Exercise description
Which lines fall between the line holding "Rebuild this chart" and the line holding "length=6, color='#d9d9d9', width=1.2)", inclusive? Retype them exactly, without the pictures, and add nothing else.
==== Exercise materials
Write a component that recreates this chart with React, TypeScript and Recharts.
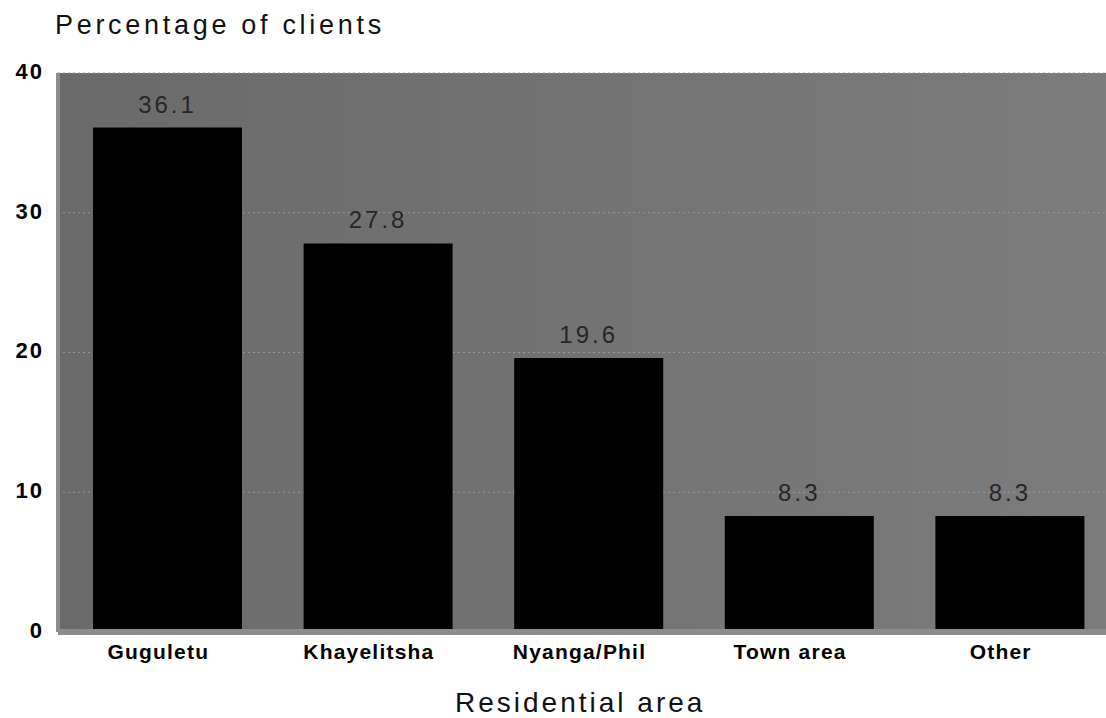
import React from "react";
import { BarChart, Bar, XAxis, YAxis, CartesianGrid, LabelList } from "recharts";

const areas = ["Guguletu", "Khayelitsha", "Nyanga/Phil", "Town area", "Other"];
const percentages = [36.1, 27.8, 19.6, 8.3, 8.3];
const yTicks = [0, 10, 20, 30, 40];

const data = areas.map((name, i) => ({ name, value: percentages[i] }));

const font = "Arial, 'Liberation Sans', sans-serif";

export default function App() {
  return (
    <div style={{ position: "absolute", left: 0, top: 0, width: 1106, height: 718, background: "#fff", fontFamily: font }}>
      <div style={{ position: "absolute", left: 55, top: 10, fontSize: 27, letterSpacing: 3.7, color: "#111", whiteSpace: "nowrap" }}>
        Percentage of clients
      </div>
      <BarChart
        width={1106}
        height={718}
        data={data}
        margin={{ top: 73, right: 0, bottom: 56, left: 0 }}
        barSize={149}
      >
        <defs>
          <linearGradient id="plotBg" x1="0" y1="0" x2="1" y2="0">
            <stop offset="0%" stopColor="#6a6a6a" />
            <stop offset="100%" stopColor="#7c7c7c" />
          </linearGradient>
        </defs>
        <CartesianGrid
          vertical={false}
          fill="url(#plotBg)"
          fillOpacity={1}
          stroke="#989898"
          strokeDasharray="2 3"
        />
        <XAxis
          dataKey="name"
          height={30}
          padding={{ left: 4, right: -9 }}
          tickLine={false}
          tickSize={0}
          tickMargin={12}
          axisLine={{ stroke: "#8c8c8c", strokeWidth: 6 }}
          tick={{ fill: "#000", fontSize: 21, fontWeight: "bold", fontFamily: font, letterSpacing: 1.2, dx: -9 }}
          interval={0}
        />
        <YAxis
          width={58}
          domain={[0, 40]}
          ticks={yTicks}
          tickLine={false}
          tickSize={0}
          tickMargin={14}
          axisLine={{ stroke: "#8c8c8c", strokeWidth: 4 }}
          tick={{ fill: "#000", fontSize: 22, fontWeight: "bold", fontFamily: font, letterSpacing: 2, dy: -2 }}
        />
        <Bar dataKey="value" fill="#000" isAnimationActive={false}>
          <LabelList
            dataKey="value"
            position="top"
            offset={15}
            fill="#262626"
            fontSize={24}
            fontFamily={font}
            letterSpacing={3}
          />
        </Bar>
      </BarChart>
      <div style={{ position: "absolute", left: 455, top: 687, fontSize: 28, letterSpacing: 3, color: "#111", whiteSpace: "nowrap" }}>
        Residential area
      </div>
    </div>
  );
}
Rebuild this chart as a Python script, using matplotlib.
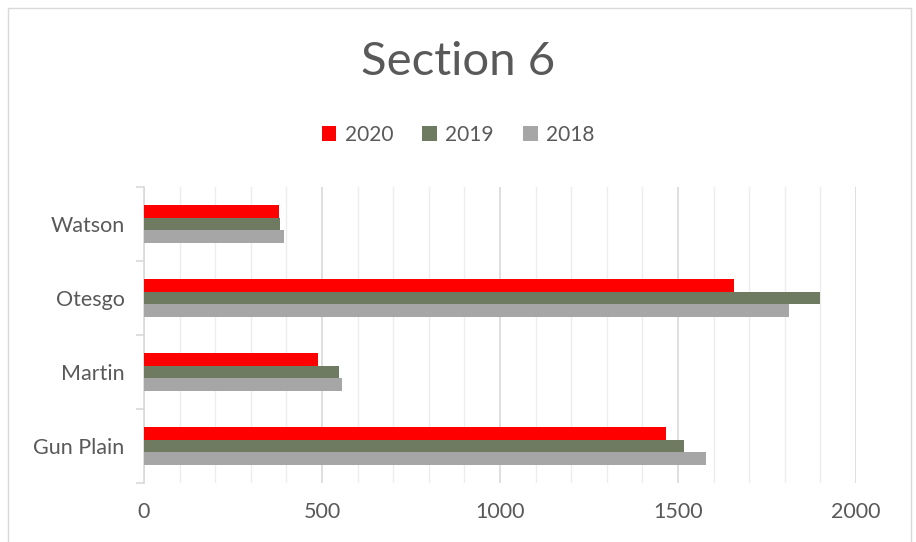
import numpy as np
from matplotlib import pyplot as plt
from matplotlib.patches import Rectangle

# categories bottom to top
sites = ["Gun Plain", "Martin", "Otesgo", "Watson"]
years = ["2020", "2019", "2018"]
vals_2020 = [1466, 490, 1657, 379]
vals_2019 = [1518, 549, 1899, 381]
vals_2018 = [1580, 556, 1812, 392]
colors = ["#ff0000", "#6e7b61", "#a6a6a6"]

plt.rcParams['font.family'] = ['Lato', 'DejaVu Sans']
txt = "#595959"

fig = plt.figure(figsize=(9.16, 5.42), dpi=100)
W, H = 916, 542
ax = fig.add_axes([144 / W, 1 - 483 / H, (856 - 144) / W, (483 - 187) / H])

y = np.arange(len(sites))
h = 0.17
series = [vals_2020, vals_2019, vals_2018]
for i, (vals, yr) in enumerate(zip(series, years)):
    ax.barh(y + h - i * h, vals, height=h, color=colors[i], label=yr, zorder=3)

ax.set_xlim(0, 2000)
ax.set_ylim(-0.5, len(sites) - 0.5)

# gridlines
ax.set_xticks(np.arange(0, 2001, 500))
ax.set_xticks(np.arange(0, 2001, 100), minor=True)
ax.grid(axis='x', which='minor', color='#ededed', lw=1, zorder=0)
ax.grid(axis='x', which='major', color='#d9d9d9', lw=1.2, zorder=1)
ax.tick_params(axis='x', which='both', length=0, labelsize=15.5, colors=txt, pad=14)

ax.set_yticks(y)
ax.set_yticklabels(sites)
ax.set_yticks(np.arange(-0.5, len(sites), 1), minor=True)
ax.tick_params(axis='y', which='major', length=0, labelsize=15.5, colors=txt, pad=14)
ax.tick_params(axis='y', which='minor', length=6, color='#d9d9d9', width=1.2)

for s in ['top', 'right', 'bottom']:
    ax.spines[s].set_visible(False)
ax.spines['left'].set_color('#d9d9d9')
ax.spines['left'].set_linewidth(1.2)

fig.text(458 / W, 1 - 62 / H, "Section 6", ha='center', va='center',
         fontsize=34, color=txt)

leg = fig.legend(loc='center', bbox_to_anchor=(458 / W, 1 - 135 / H), ncol=3,
                 frameon=False, fontsize=15, handlelength=0.7, handleheight=0.7,
                 handletextpad=0.4, columnspacing=1.4)
for t in leg.get_texts():
    t.set_color(txt)

# outer chart border
fig.patches.append(Rectangle((8 / W, -0.01), (911 - 8) / W, 1 - 8 / H + 0.01,
                             transform=fig.transFigure, fill=False,
                             edgecolor='#d9d9d9', lw=1))

fig.savefig("out.png", dpi=100)
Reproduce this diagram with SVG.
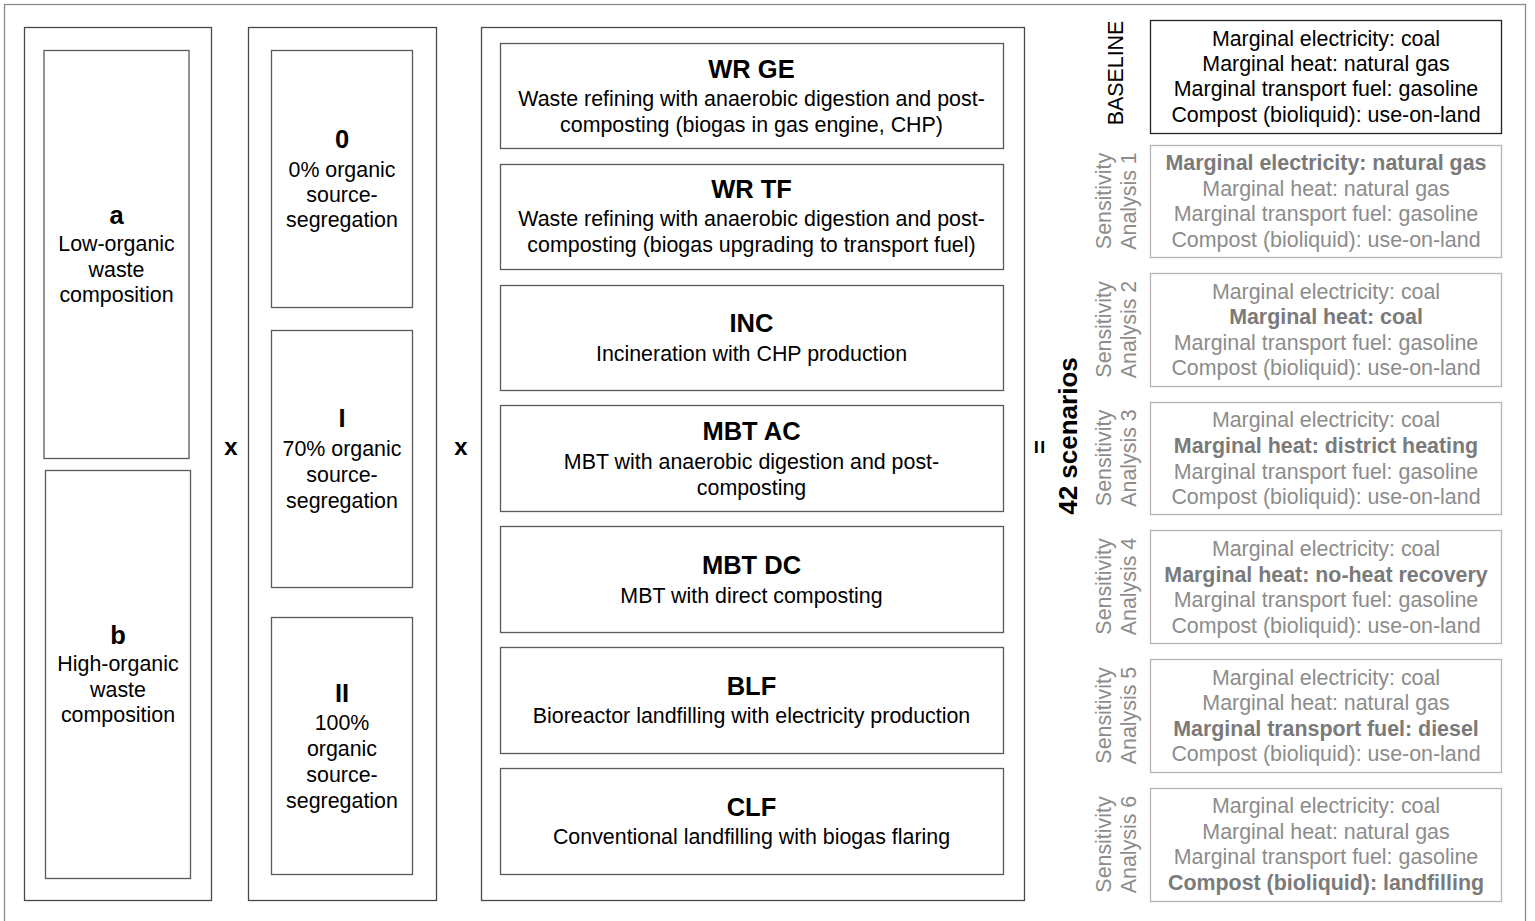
<svg xmlns="http://www.w3.org/2000/svg" width="1535" height="921" viewBox="0 0 1535 921">
<style>
text{font-family:"Liberation Sans",Arial,sans-serif;text-anchor:middle}
.t{font-size:21.4px;fill:#000}
.h{font-size:25.5px;font-weight:bold;fill:#000}
.g{font-size:21.4px;fill:#8c8c8c}
.gb{font-size:21.4px;fill:#7a7a7a;font-weight:bold}
.col{fill:none;stroke:#4a4a4a;stroke-width:1.3}
.box{fill:none;stroke:#5a5a5a;stroke-width:1.3}
.sa{fill:none;stroke:#b4b4b4;stroke-width:1.3}
.base{fill:none;stroke:#222;stroke-width:1.3}
.op{font-size:24px;font-weight:bold;fill:#000}
</style>
<rect x="0" y="0" width="1535" height="921" fill="#fff"/>
<rect x="4.5" y="4.5" width="1521" height="930" fill="none" stroke="#8a8a8a" stroke-width="1.3"/>

<g id="column-composition">
<rect class="col" x="24.5" y="27.5" width="187" height="873"/>
<g id="node-a">
<rect class="box" x="44" y="50.5" width="145" height="408"/>
<text class="h" x="116.5" y="224">a</text>
<text class="t" x="116.5" y="250.5">Low-organic</text>
<text class="t" x="116.5" y="276.5">waste</text>
<text class="t" x="116.5" y="301.5">composition</text>
</g>
<g id="node-b">
<rect class="box" x="45.5" y="470.5" width="145" height="408"/>
<text class="h" x="118" y="644">b</text>
<text class="t" x="118" y="670.5">High-organic</text>
<text class="t" x="118" y="696.5">waste</text>
<text class="t" x="118" y="721.5">composition</text>
</g>
</g>

<text class="op" x="231" y="455">x</text>

<g id="column-segregation">
<rect class="col" x="248.5" y="27.5" width="188" height="873"/>
<g id="node-0">
<rect class="box" x="271.5" y="50.5" width="141" height="257"/>
<text class="h" x="342" y="148">0</text>
<text class="t" x="342" y="176.5">0% organic</text>
<text class="t" x="342" y="201.5">source-</text>
<text class="t" x="342" y="226.5">segregation</text>
</g>
<g id="node-I">
<rect class="box" x="271.5" y="330.5" width="141" height="257"/>
<text class="h" x="342" y="427">I</text>
<text class="t" x="342" y="455.5">70% organic</text>
<text class="t" x="342" y="481.5">source-</text>
<text class="t" x="342" y="507.5">segregation</text>
</g>
<g id="node-II">
<rect class="box" x="271.5" y="617.5" width="141" height="257"/>
<text class="h" x="342" y="702">II</text>
<text class="t" x="342" y="729.5">100%</text>
<text class="t" x="342" y="755.5">organic</text>
<text class="t" x="342" y="781.5">source-</text>
<text class="t" x="342" y="807.5">segregation</text>
</g>
</g>

<text class="op" x="461" y="455">x</text>

<g id="column-technologies">
<rect class="col" x="481.5" y="27.5" width="543" height="873"/>
<g id="node-WRGE">
<rect class="box" x="500.5" y="43.5" width="503" height="105"/>
<text class="h" x="751.5" y="78">WR GE</text>
<text class="t" x="751.5" y="105.5">Waste refining with anaerobic digestion and post-</text>
<text class="t" x="751.5" y="131.5">composting (biogas in gas engine, CHP)</text>
</g>
<g id="node-WRTF">
<rect class="box" x="500.5" y="164.5" width="503" height="105"/>
<text class="h" x="751.5" y="198">WR TF</text>
<text class="t" x="751.5" y="225.5">Waste refining with anaerobic digestion and post-</text>
<text class="t" x="751.5" y="251.5">composting (biogas upgrading to transport fuel)</text>
</g>
<g id="node-INC">
<rect class="box" x="500.5" y="285.5" width="503" height="105"/>
<text class="h" x="751.5" y="332">INC</text>
<text class="t" x="751.5" y="360.5">Incineration with CHP production</text>
</g>
<g id="node-MBTAC">
<rect class="box" x="500.5" y="405.5" width="503" height="106"/>
<text class="h" x="751.5" y="440">MBT AC</text>
<text class="t" x="751.5" y="468.5">MBT with anaerobic digestion and post-</text>
<text class="t" x="751.5" y="494.5">composting</text>
</g>
<g id="node-MBTDC">
<rect class="box" x="500.5" y="526.5" width="503" height="106"/>
<text class="h" x="751.5" y="574">MBT DC</text>
<text class="t" x="751.5" y="602.5">MBT with direct composting</text>
</g>
<g id="node-BLF">
<rect class="box" x="500.5" y="647.5" width="503" height="106"/>
<text class="h" x="751.5" y="695">BLF</text>
<text class="t" x="751.5" y="722.5">Bioreactor landfilling with electricity production</text>
</g>
<g id="node-CLF">
<rect class="box" x="500.5" y="768.5" width="503" height="106"/>
<text class="h" x="751.5" y="816">CLF</text>
<text class="t" x="751.5" y="843.5">Conventional landfilling with biogas flaring</text>
</g>
</g>

<g id="result">
<text class="op" transform="translate(1048,447) rotate(-90)">=</text>
<text transform="translate(1076.5,436) rotate(-90)" style="font-size:26px;font-weight:bold;fill:#000">42 scenarios</text>
</g>

<g id="node-baseline">
<text class="t" transform="translate(1122.5,73) rotate(-90)">BASELINE</text>
<rect class="base" x="1150.5" y="20.5" width="351" height="113"/>
<text class="t" x="1326" y="45.5">Marginal electricity: coal</text>
<text class="t" x="1326" y="70.5">Marginal heat: natural gas</text>
<text class="t" x="1326" y="95.5">Marginal transport fuel: gasoline</text>
<text class="t" x="1326" y="121.5">Compost (bioliquid): use-on-land</text>
</g>

<g id="node-SA1">
<text class="g" transform="translate(1110.5,201) rotate(-90)">Sensitivity</text>
<text class="g" transform="translate(1135.5,201) rotate(-90)">Analysis 1</text>
<rect class="sa" x="1150.5" y="145.5" width="351" height="112"/>
<text class="gb" x="1326" y="169.5">Marginal electricity: natural gas</text>
<text class="g" x="1326" y="195.5">Marginal heat: natural gas</text>
<text class="g" x="1326" y="220.5">Marginal transport fuel: gasoline</text>
<text class="g" x="1326" y="246.5">Compost (bioliquid): use-on-land</text>
</g>

<g id="node-SA2">
<text class="g" transform="translate(1110.5,329.5) rotate(-90)">Sensitivity</text>
<text class="g" transform="translate(1135.5,329.5) rotate(-90)">Analysis 2</text>
<rect class="sa" x="1150.5" y="273.5" width="351" height="113"/>
<text class="g" x="1326" y="298.5">Marginal electricity: coal</text>
<text class="gb" x="1326" y="323.5">Marginal heat: coal</text>
<text class="g" x="1326" y="349.5">Marginal transport fuel: gasoline</text>
<text class="g" x="1326" y="374.5">Compost (bioliquid): use-on-land</text>
</g>

<g id="node-SA3">
<text class="g" transform="translate(1110.5,458) rotate(-90)">Sensitivity</text>
<text class="g" transform="translate(1135.5,458) rotate(-90)">Analysis 3</text>
<rect class="sa" x="1150.5" y="402.5" width="351" height="112"/>
<text class="g" x="1326" y="426.5">Marginal electricity: coal</text>
<text class="gb" x="1326" y="452.5">Marginal heat: district heating</text>
<text class="g" x="1326" y="478.5">Marginal transport fuel: gasoline</text>
<text class="g" x="1326" y="503.5">Compost (bioliquid): use-on-land</text>
</g>

<g id="node-SA4">
<text class="g" transform="translate(1110.5,586.5) rotate(-90)">Sensitivity</text>
<text class="g" transform="translate(1135.5,586.5) rotate(-90)">Analysis 4</text>
<rect class="sa" x="1150.5" y="530.5" width="351" height="113"/>
<text class="g" x="1326" y="555.5">Marginal electricity: coal</text>
<text class="gb" x="1326" y="581.5">Marginal heat: no-heat recovery</text>
<text class="g" x="1326" y="606.5">Marginal transport fuel: gasoline</text>
<text class="g" x="1326" y="632.5">Compost (bioliquid): use-on-land</text>
</g>

<g id="node-SA5">
<text class="g" transform="translate(1110.5,715.5) rotate(-90)">Sensitivity</text>
<text class="g" transform="translate(1135.5,715.5) rotate(-90)">Analysis 5</text>
<rect class="sa" x="1150.5" y="659.5" width="351" height="113"/>
<text class="g" x="1326" y="684.5">Marginal electricity: coal</text>
<text class="g" x="1326" y="709.5">Marginal heat: natural gas</text>
<text class="gb" x="1326" y="735.5">Marginal transport fuel: diesel</text>
<text class="g" x="1326" y="760.5">Compost (bioliquid): use-on-land</text>
</g>

<g id="node-SA6">
<text class="g" transform="translate(1110.5,844.5) rotate(-90)">Sensitivity</text>
<text class="g" transform="translate(1135.5,844.5) rotate(-90)">Analysis 6</text>
<rect class="sa" x="1150.5" y="788.5" width="351" height="113"/>
<text class="g" x="1326" y="812.5">Marginal electricity: coal</text>
<text class="g" x="1326" y="838.5">Marginal heat: natural gas</text>
<text class="g" x="1326" y="863.5">Marginal transport fuel: gasoline</text>
<text class="gb" x="1326" y="889.5">Compost (bioliquid): landfilling</text>
</g>

<g id="connectors"></g>
</svg>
========
Full solution
Rebuild this chart as a Python script, using matplotlib.
import numpy as np
from matplotlib import pyplot as plt
from matplotlib.patches import Rectangle

# categories bottom to top
sites = ["Gun Plain", "Martin", "Otesgo", "Watson"]
years = ["2020", "2019", "2018"]
vals_2020 = [1466, 490, 1657, 379]
vals_2019 = [1518, 549, 1899, 381]
vals_2018 = [1580, 556, 1812, 392]
colors = ["#ff0000", "#6e7b61", "#a6a6a6"]

plt.rcParams['font.family'] = ['Lato', 'DejaVu Sans']
txt = "#595959"

fig = plt.figure(figsize=(9.16, 5.42), dpi=100)
W, H = 916, 542
ax = fig.add_axes([144 / W, 1 - 483 / H, (856 - 144) / W, (483 - 187) / H])

y = np.arange(len(sites))
h = 0.17
series = [vals_2020, vals_2019, vals_2018]
for i, (vals, yr) in enumerate(zip(series, years)):
    ax.barh(y + h - i * h, vals, height=h, color=colors[i], label=yr, zorder=3)

ax.set_xlim(0, 2000)
ax.set_ylim(-0.5, len(sites) - 0.5)

# gridlines
ax.set_xticks(np.arange(0, 2001, 500))
ax.set_xticks(np.arange(0, 2001, 100), minor=True)
ax.grid(axis='x', which='minor', color='#ededed', lw=1, zorder=0)
ax.grid(axis='x', which='major', color='#d9d9d9', lw=1.2, zorder=1)
ax.tick_params(axis='x', which='both', length=0, labelsize=15.5, colors=txt, pad=14)

ax.set_yticks(y)
ax.set_yticklabels(sites)
ax.set_yticks(np.arange(-0.5, len(sites), 1), minor=True)
ax.tick_params(axis='y', which='major', length=0, labelsize=15.5, colors=txt, pad=14)
ax.tick_params(axis='y', which='minor', length=6, color='#d9d9d9', width=1.2)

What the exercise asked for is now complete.